[REQUIRED TASK]
Leaving out all pictures, reproduce the entries below exactly, from the first line through the line that contains "fig = go.Figure()".

[Records with drawing code]
□ □ □ □ □ □ □
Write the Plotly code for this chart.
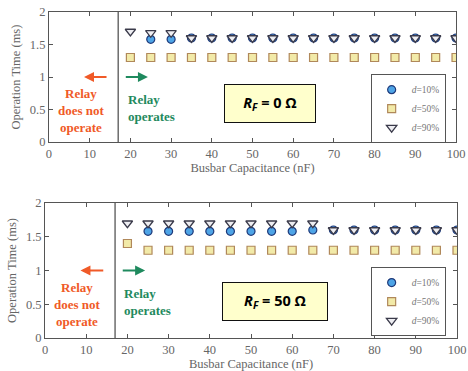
import plotly.graph_objects as go

# ---- data ----
cap_all = [20, 25, 30, 35, 40, 45, 50, 55, 60, 65, 70, 75, 80, 85, 90, 95, 100]
cap_d10 = [25, 30, 35, 40, 45, 50, 55, 60, 65, 70, 75, 80, 85, 90, 95, 100]

# R_F = 0 ohm
top_d10 = [1.58, 1.58, 1.6, 1.6, 1.6, 1.6, 1.6, 1.6, 1.6, 1.6, 1.6, 1.6, 1.6, 1.6, 1.6, 1.6]
top_d50 = [1.3] * 17
top_d90 = [1.7, 1.68, 1.68, 1.6, 1.6, 1.6, 1.6, 1.6, 1.6, 1.6, 1.6, 1.6, 1.6, 1.6, 1.6, 1.6, 1.6]

# R_F = 50 ohm
bot_d10 = [1.58, 1.58, 1.58, 1.58, 1.58, 1.58, 1.58, 1.58, 1.6, 1.6, 1.6, 1.6, 1.6, 1.6, 1.6, 1.6]
bot_d50 = [1.4, 1.3, 1.3, 1.3, 1.3, 1.3, 1.3, 1.3, 1.3, 1.3, 1.3, 1.3, 1.3, 1.3, 1.3, 1.3, 1.3]
bot_d90 = [1.7, 1.7, 1.7, 1.7, 1.7, 1.7, 1.7, 1.7, 1.7, 1.7, 1.6, 1.6, 1.6, 1.6, 1.6, 1.6, 1.6]

x_ticks = [0, 10, 20, 30, 40, 50, 60, 70, 80, 90, 100]
y_ticks = [0, 0.5, 1, 1.5, 2]
y_tick_text = ["0", "0.5", "1", "1.5", "2"]
legend_names = ["<i>d</i>=10%", "<i>d</i>=50%", "<i>d</i>=90%"]
threshold = 17

SERIF = "Liberation Serif, Times New Roman, serif"
AX = "#555555"

fig = go.Figure()

styles = [
    dict(symbol="circle", size=8, color="#4ea4e6", line=dict(color="#1f3a7a", width=1.2)),
    dict(symbol="square", size=8, color="#f2eaa8", line=dict(color="#b0885a", width=1.2)),
    dict(symbol="triangle-down", size=9, color="#eeeef2", line=dict(color="#3a3a4a", width=1.3)),
]

def add_set(xa, ya, d10, d50, d90, legend):
    for name, xs, ys, st in zip(legend_names, [cap_d10, cap_all, cap_all], [d10, d50, d90], styles):
        fig.add_trace(go.Scatter(
            x=xs, y=ys, mode="markers", name=name, marker=st,
            xaxis=xa, yaxis=ya, legend=legend, showlegend=True))

add_set("x", "y", top_d10, top_d50, top_d90, "legend")
add_set("x2", "y2", bot_d10, bot_d50, bot_d90, "legend2")

axis_common = dict(
    showline=True, linecolor=AX, linewidth=1, mirror="ticks",
    ticks="inside", ticklen=4, tickcolor=AX, showgrid=False, zeroline=False,
    tickfont=dict(family=SERIF, size=12.5, color="#666666"), automargin=False,
)

xtitle = dict(text="Busbar Capacitance (nF)", font=dict(family=SERIF, size=12.5, color="#666666"), standoff=2)
ytitle = dict(text="Operation Time (ms)", font=dict(family=SERIF, size=12.5, color="#666666"), standoff=6)

leg_common = dict(xanchor="left", yanchor="top", bgcolor="white",
                  bordercolor="#555555", borderwidth=1,
                  font=dict(family=SERIF, size=9.5, color="#777777"),
                  itemwidth=30, tracegroupgap=0)

fig.update_layout(
    width=468, height=371,
    margin=dict(l=0, r=0, t=0, b=0),
    paper_bgcolor="white", plot_bgcolor="white",
    xaxis=dict(domain=[0.1047, 0.9744], range=[0, 100], tickvals=x_ticks, anchor="y",
               title=xtitle, **axis_common),
    yaxis=dict(domain=[0.617, 0.9677], range=[0, 2], tickvals=y_ticks, ticktext=y_tick_text,
               anchor="x", title=ytitle, **axis_common),
    xaxis2=dict(domain=[0.0962, 0.9765], range=[0, 100], tickvals=x_ticks, anchor="y2",
                title=xtitle, **axis_common),
    yaxis2=dict(domain=[0.0889, 0.4528], range=[0, 2], tickvals=y_ticks, ticktext=y_tick_text,
                anchor="x2", title=ytitle, **axis_common),
    legend=dict(x=0.792, y=0.80, **leg_common),
    legend2=dict(x=0.792, y=0.28, **leg_common),
    showlegend=True,
)

RED = "#f05a28"
GREEN = "#1f8a5e"

for xr, yr, rf_text, bx, by, bw in [("x", "y", "<b><i>R<sub>F</sub></i> = 0 Ω</b>", 0.577, 0.721, 88),
                                    ("x2", "y2", "<b><i>R<sub>F</sub></i> = 50 Ω</b>", 0.588, 0.187, 102)]:
    yd = "y domain" if yr == "y" else "y2 domain"
    fig.add_shape(type="line", xref=xr, yref=yd, x0=threshold, x1=threshold, y0=0, y1=1,
                  line=dict(color="#555555", width=1.3))
    fig.add_annotation(xref=xr, yref=yr, x=8.6, y=1, ax=14.5, ay=1, axref=xr, ayref=yr,
                       showarrow=True, arrowhead=2, arrowsize=1, arrowwidth=2, arrowcolor=RED, text="")
    fig.add_annotation(xref=xr, yref=yr, x=24.3, y=1, ax=18.5, ay=1, axref=xr, ayref=yr,
                       showarrow=True, arrowhead=2, arrowsize=1, arrowwidth=2, arrowcolor=GREEN, text="")
    fig.add_annotation(xref=xr, yref=yr, x=8, y=0.49, showarrow=False, align="center",
                       text="<b>Relay<br>does not<br>operate</b>",
                       font=dict(family=SERIF, size=13, color=RED))
    fig.add_annotation(xref=xr, yref=yr, x=18.8, y=0.53, xanchor="left", showarrow=False, align="left",
                       text="<b>Relay<br>operates</b>",
                       font=dict(family=SERIF, size=13, color=GREEN))
    fig.add_annotation(xref="paper", yref="paper", x=bx, y=by, xanchor="center", yanchor="middle",
                       showarrow=False,
                       text=rf_text, bgcolor="#ffffcc", bordercolor="#111111", borderwidth=1,
                       borderpad=1, width=bw, height=35,
                       font=dict(family="Open Sans, Noto Sans, sans-serif", size=14.5, color="black"))

fig.write_html("out.html", config={"displayModeBar": False},
               post_script="document.body.style.margin='0';document.body.style.overflow='hidden';")
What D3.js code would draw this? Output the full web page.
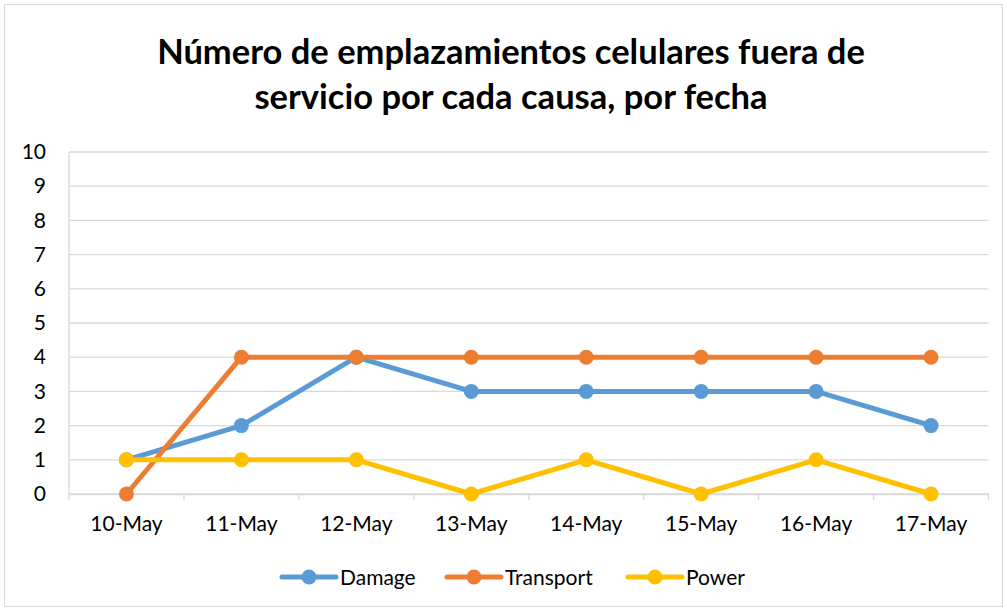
<!DOCTYPE html>
<html><head><meta charset="utf-8">
<script src="https://cdn.jsdelivr.net/npm/d3@7/dist/d3.min.js"></script>
<style>body{margin:0;background:#fff}</style>
</head><body>
<script>
const categories = ["10-May","11-May","12-May","13-May","14-May","15-May","16-May","17-May"];
const seriesNames = ["Damage","Transport","Power"];
const damage = [1,2,4,3,3,3,3,2];
const transport = [0,4,4,4,4,4,4,4];
const power = [1,1,1,0,1,0,1,0];
const yTicks = [0,1,2,3,4,5,6,7,8,9,10];
const colors = ["#5B9BD5","#ED7D31","#FFC000"];
const titleLines = ["Número de emplazamientos celulares fuera de","servicio por cada causa, por fecha"];

(function(){
const W=1007,H=611;
const svg=d3.select("body").append("svg").attr("width",W).attr("height",H);
svg.append("rect").attr("x",4.5).attr("y",4.5).attr("width",W-9).attr("height",H-9)
  .attr("fill","#fff").attr("stroke","#D9D9D9").attr("stroke-width",1);

const font="Lato, 'Open Sans', sans-serif";
svg.selectAll(".title").data(titleLines).join("text")
  .attr("x",511).attr("y",(d,i)=>64+i*45).attr("text-anchor","middle")
  .attr("font-family",font).attr("font-weight","bold").attr("font-size",34.5).attr("fill","#000")
  .text(d=>d);

const pl=69,pr=988.5,pt=152,pb=494;
const x=d3.scaleBand().domain(categories).range([pl,pr]);
const y=d3.scaleLinear().domain([0,10]).range([pb,pt]);

const g=svg.append("g");
g.selectAll(".grid").data(yTicks).join("line")
  .attr("x1",pl).attr("x2",pr).attr("y1",d=>y(d)).attr("y2",d=>y(d))
  .attr("stroke","#D9D9D9").attr("stroke-width",1.3);
g.append("line").attr("x1",pl).attr("x2",pl).attr("y1",pt).attr("y2",pb)
  .attr("stroke","#D9D9D9").attr("stroke-width",1.3);

const xAxis=svg.append("g").attr("transform",`translate(0,${pb})`)
  .call(d3.axisBottom(x).tickSize(0).tickPadding(22));
xAxis.select(".domain").attr("stroke","#D9D9D9").attr("stroke-width",1.3);
xAxis.selectAll("text").attr("font-family",font).attr("font-size",21).attr("fill","#000");
const bounds=categories.map(c=>x(c)).concat([pr]);
xAxis.selectAll(".sep").data(bounds).join("line").attr("class","sep")
  .attr("x1",d=>d).attr("x2",d=>d).attr("y1",0).attr("y2",6)
  .attr("stroke","#D9D9D9").attr("stroke-width",1.3);

const yAxis=svg.append("g").attr("transform",`translate(${pl},0)`)
  .call(d3.axisLeft(y).tickValues(yTicks).tickSize(0).tickPadding(23));
yAxis.select(".domain").remove();
yAxis.selectAll("text").attr("font-family",font).attr("font-size",21).attr("fill","#000");

const data=[damage,transport,power];
const cx=c=>x(c)+x.bandwidth()/2;
const line=d3.line().x((d,i)=>cx(categories[i])).y(d=>y(d));
data.forEach((s,k)=>{
  const sg=svg.append("g");
  sg.append("path").datum(s).attr("d",line).attr("fill","none")
    .attr("stroke",colors[k]).attr("stroke-width",5).attr("stroke-linejoin","round");
  sg.selectAll("circle").data(s).join("circle")
    .attr("cx",(d,i)=>cx(categories[i])).attr("cy",d=>y(d)).attr("r",7.5).attr("fill",colors[k]);
});

const legX=[282,447,628];
const lg=svg.append("g");
seriesNames.forEach((n,k)=>{
  const gg=lg.append("g").attr("transform",`translate(${legX[k]},577)`);
  gg.append("line").attr("x1",0).attr("x2",54).attr("stroke",colors[k]).attr("stroke-width",5).attr("stroke-linecap","round");
  gg.append("circle").attr("cx",27).attr("r",7.5).attr("fill",colors[k]);
  gg.append("text").attr("x",58).attr("y",8).attr("font-family",font).attr("font-size",21).attr("fill","#000").text(n);
});
})();
</script>
</body></html>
□ □ □ □ □ □ □
[EXERCISE RESULT]
Write the Plotly code for this chart.
import plotly.graph_objects as go

# ---- data ----
cap_all = [20, 25, 30, 35, 40, 45, 50, 55, 60, 65, 70, 75, 80, 85, 90, 95, 100]
cap_d10 = [25, 30, 35, 40, 45, 50, 55, 60, 65, 70, 75, 80, 85, 90, 95, 100]

# R_F = 0 ohm
top_d10 = [1.58, 1.58, 1.6, 1.6, 1.6, 1.6, 1.6, 1.6, 1.6, 1.6, 1.6, 1.6, 1.6, 1.6, 1.6, 1.6]
top_d50 = [1.3] * 17
top_d90 = [1.7, 1.68, 1.68, 1.6, 1.6, 1.6, 1.6, 1.6, 1.6, 1.6, 1.6, 1.6, 1.6, 1.6, 1.6, 1.6, 1.6]

# R_F = 50 ohm
bot_d10 = [1.58, 1.58, 1.58, 1.58, 1.58, 1.58, 1.58, 1.58, 1.6, 1.6, 1.6, 1.6, 1.6, 1.6, 1.6, 1.6]
bot_d50 = [1.4, 1.3, 1.3, 1.3, 1.3, 1.3, 1.3, 1.3, 1.3, 1.3, 1.3, 1.3, 1.3, 1.3, 1.3, 1.3, 1.3]
bot_d90 = [1.7, 1.7, 1.7, 1.7, 1.7, 1.7, 1.7, 1.7, 1.7, 1.7, 1.6, 1.6, 1.6, 1.6, 1.6, 1.6, 1.6]

x_ticks = [0, 10, 20, 30, 40, 50, 60, 70, 80, 90, 100]
y_ticks = [0, 0.5, 1, 1.5, 2]
y_tick_text = ["0", "0.5", "1", "1.5", "2"]
legend_names = ["<i>d</i>=10%", "<i>d</i>=50%", "<i>d</i>=90%"]
threshold = 17

SERIF = "Liberation Serif, Times New Roman, serif"
AX = "#555555"

fig = go.Figure()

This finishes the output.